Письма из заключения (1970–1972) | страница 84
Твоя мысль о музыке мне понятна. Но мне кажется (прости за нескромность), что, в общем-то, для меня и не очень большая сложность версификационная ловкость. Я старался ловить нерв в поэме, адекватный теперешнему душевному состоянию. У меня есть глава, где я убирал уже имеющуюся рифму, переводил стихи на прозу – наивная, но попытка передать ощущение собственной неясности и разброда. Впрочем, абстрактный разговор маловразумителен, буду ждать возможности поговорить о вещи в целом.
Первый номер «Иностранной литературы» я получил, но прочел пока только этот как раз «Круглый стол». Дискуссия, по мне, идет пока пустовато ‹…› Я, конечно, запамятовал и искал в первом номере не твой перевод, а твою статью. Перевод же ничего нового принципиально в тебе мне не открыл: я не сомневался в тебе – стилисте[105].
Сам лейтмотив беллевской речи огорошил меня совершенно: наверное, у меня просто иссякают какие-то жизненные запасы и я не готов к такой безнадежности. Я поначалу думал, что святотатство – это вообще роль живописца перед горящим зданием. Нечто вроде, знаешь ли, «Шепота, робкого дыханья» и пр. в момент лиссабонского землетрясения (помнишь в «Дневниках») или истории с собором у самого Белля в «Биллиарде». А оказалось вона как! Пепел – это, наверное, символ, что-то есть, наверное, в нем и не высказанное самим писателем – но ведь это уж такая трагическая необратимость, такое распоследнее слово, что я хочу верить просто в отчаянную минуту самого писателя – и только. Что касается еще одного перевода – фон дер Грюн – то, как я могу понять, это как раз то, о чем ты писал мне в начале нашей переписки: о писателях, близких по (мысли?) к злополучным студентам (коих ты еще раз вспомнил, о чем ниже). М-да, убого, и тупик, куда он так знакомо ведет, наверное, не меньшая, чем пепел, безнадежность.
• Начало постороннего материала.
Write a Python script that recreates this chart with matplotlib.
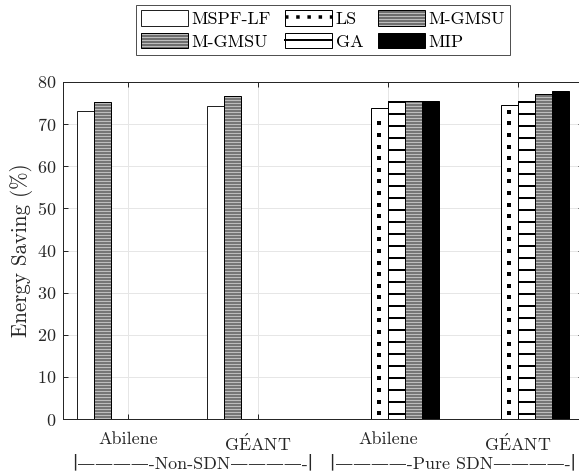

Ты пишешь о своем выявившемся, конечном пристрастии к «маленьким людям». Что ж тебе сказать. Только: и я, и у меня. Быть может, во всей мешанине современных литературных перипетий это самая надежная, если не единственная пристань гуманизма – при скомпрометированности «героической симфонии». Ну и благо нам, если мы всамделишно не только вышли из, но и вросли в гоголевскую шинель. В поэме у меня есть глава с условным названием «Диккенс» (там, в начале, мне понадобился единственный раз эпический кусочек – и как я ни бился, получилось плохо. Рассказ в стихах, досадно, – но никак не моя стихия). Ну, а в этой главе я, по-моему, как раз об этом же почти и говорю. Рад, что мы с тобой оказались в конце концов при одном истоке. Ежели это даже и разбитое корыто – ну и пусть: стало быть, все прочие дары государыни-рыбки следует почтительно вернуть людям с иной кожей: не по нас.